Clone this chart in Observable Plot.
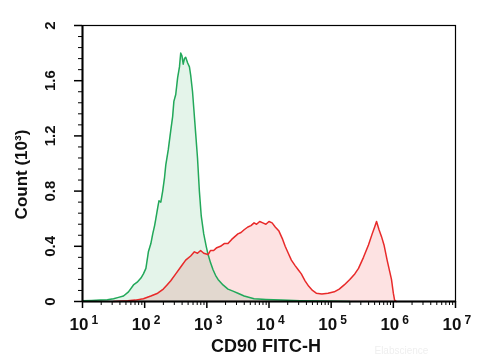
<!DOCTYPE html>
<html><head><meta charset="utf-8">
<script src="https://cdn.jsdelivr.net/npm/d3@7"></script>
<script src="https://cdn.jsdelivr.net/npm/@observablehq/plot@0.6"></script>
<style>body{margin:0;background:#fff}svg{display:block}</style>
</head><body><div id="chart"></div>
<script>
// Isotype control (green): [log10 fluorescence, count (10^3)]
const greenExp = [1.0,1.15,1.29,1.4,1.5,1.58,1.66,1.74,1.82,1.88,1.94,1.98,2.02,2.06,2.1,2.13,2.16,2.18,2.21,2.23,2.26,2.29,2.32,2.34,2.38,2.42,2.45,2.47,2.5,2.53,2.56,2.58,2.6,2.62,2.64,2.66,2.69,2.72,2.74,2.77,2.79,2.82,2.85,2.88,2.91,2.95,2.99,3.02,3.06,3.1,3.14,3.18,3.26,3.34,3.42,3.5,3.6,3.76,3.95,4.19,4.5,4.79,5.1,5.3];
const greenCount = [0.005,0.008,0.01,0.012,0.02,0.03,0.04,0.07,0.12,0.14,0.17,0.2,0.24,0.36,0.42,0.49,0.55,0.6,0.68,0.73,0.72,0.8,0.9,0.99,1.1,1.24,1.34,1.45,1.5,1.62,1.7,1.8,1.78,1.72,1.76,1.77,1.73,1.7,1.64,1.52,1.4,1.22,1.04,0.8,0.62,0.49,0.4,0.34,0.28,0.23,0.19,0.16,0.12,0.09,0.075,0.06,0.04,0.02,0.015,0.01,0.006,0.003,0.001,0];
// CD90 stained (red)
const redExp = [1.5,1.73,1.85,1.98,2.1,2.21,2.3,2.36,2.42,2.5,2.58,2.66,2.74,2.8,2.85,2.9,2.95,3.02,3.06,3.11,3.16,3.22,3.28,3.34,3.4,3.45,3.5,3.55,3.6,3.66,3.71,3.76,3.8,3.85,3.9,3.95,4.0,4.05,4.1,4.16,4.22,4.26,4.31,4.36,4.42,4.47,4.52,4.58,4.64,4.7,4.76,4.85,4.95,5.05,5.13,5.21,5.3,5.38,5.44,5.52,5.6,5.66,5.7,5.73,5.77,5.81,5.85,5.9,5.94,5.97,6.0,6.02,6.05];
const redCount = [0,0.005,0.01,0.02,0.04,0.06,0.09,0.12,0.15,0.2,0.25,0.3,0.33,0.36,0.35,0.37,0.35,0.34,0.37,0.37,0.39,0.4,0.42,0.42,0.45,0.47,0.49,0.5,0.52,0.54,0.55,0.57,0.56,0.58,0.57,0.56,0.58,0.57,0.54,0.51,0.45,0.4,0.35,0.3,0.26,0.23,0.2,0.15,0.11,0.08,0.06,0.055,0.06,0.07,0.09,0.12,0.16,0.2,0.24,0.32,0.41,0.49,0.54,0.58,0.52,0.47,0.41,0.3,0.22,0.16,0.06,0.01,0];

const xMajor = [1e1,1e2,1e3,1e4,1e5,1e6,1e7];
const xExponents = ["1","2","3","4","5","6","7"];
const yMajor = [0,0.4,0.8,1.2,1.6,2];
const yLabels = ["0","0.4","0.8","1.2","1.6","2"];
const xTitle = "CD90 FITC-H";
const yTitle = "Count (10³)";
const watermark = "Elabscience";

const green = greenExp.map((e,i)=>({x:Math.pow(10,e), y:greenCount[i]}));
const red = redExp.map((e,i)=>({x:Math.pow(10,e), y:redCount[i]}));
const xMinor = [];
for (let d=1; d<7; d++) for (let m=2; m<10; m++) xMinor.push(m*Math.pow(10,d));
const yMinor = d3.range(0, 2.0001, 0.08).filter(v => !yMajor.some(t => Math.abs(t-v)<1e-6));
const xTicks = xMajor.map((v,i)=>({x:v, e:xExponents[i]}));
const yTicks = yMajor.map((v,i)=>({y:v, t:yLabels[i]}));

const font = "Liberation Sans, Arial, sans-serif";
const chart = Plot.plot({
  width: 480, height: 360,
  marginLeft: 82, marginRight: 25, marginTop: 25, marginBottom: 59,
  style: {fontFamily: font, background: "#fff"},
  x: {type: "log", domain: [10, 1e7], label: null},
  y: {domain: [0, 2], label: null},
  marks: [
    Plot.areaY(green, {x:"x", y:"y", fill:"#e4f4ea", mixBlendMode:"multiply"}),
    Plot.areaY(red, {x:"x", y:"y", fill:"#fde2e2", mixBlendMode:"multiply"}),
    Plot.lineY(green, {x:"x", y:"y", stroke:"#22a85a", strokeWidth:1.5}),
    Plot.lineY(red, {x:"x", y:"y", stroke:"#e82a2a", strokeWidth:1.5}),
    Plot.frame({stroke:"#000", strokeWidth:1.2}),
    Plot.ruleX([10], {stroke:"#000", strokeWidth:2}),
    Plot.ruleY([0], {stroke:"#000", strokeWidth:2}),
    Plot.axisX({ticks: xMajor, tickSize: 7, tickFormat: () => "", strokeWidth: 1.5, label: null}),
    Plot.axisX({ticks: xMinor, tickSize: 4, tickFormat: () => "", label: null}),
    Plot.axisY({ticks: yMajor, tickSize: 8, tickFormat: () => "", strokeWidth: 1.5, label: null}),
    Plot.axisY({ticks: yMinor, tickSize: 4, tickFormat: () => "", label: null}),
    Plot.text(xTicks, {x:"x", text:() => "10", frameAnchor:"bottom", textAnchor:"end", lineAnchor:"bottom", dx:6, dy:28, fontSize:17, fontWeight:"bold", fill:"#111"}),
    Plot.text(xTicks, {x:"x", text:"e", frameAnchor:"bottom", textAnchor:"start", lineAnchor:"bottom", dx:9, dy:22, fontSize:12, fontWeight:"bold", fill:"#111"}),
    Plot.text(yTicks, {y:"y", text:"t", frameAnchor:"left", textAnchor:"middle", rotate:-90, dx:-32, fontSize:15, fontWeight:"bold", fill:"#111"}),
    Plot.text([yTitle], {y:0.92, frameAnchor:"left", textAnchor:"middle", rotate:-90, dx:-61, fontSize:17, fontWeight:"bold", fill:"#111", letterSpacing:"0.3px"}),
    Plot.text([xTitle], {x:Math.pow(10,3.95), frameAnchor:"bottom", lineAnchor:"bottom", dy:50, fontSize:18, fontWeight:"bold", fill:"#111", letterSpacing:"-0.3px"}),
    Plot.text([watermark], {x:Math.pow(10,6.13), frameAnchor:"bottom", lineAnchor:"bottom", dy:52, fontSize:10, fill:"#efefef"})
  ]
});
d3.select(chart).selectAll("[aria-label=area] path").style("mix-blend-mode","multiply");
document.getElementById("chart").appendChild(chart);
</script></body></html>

------

• [Written task]: Look above for lines with the word "chart" and copy them all.

• [Exercise result]:
Clone this chart in Observable Plot.
</head><body><div id="chart"></div>
const chart = Plot.plot({
d3.select(chart).selectAll("[aria-label=area] path").style("mix-blend-mode","multiply");
document.getElementById("chart").appendChild(chart);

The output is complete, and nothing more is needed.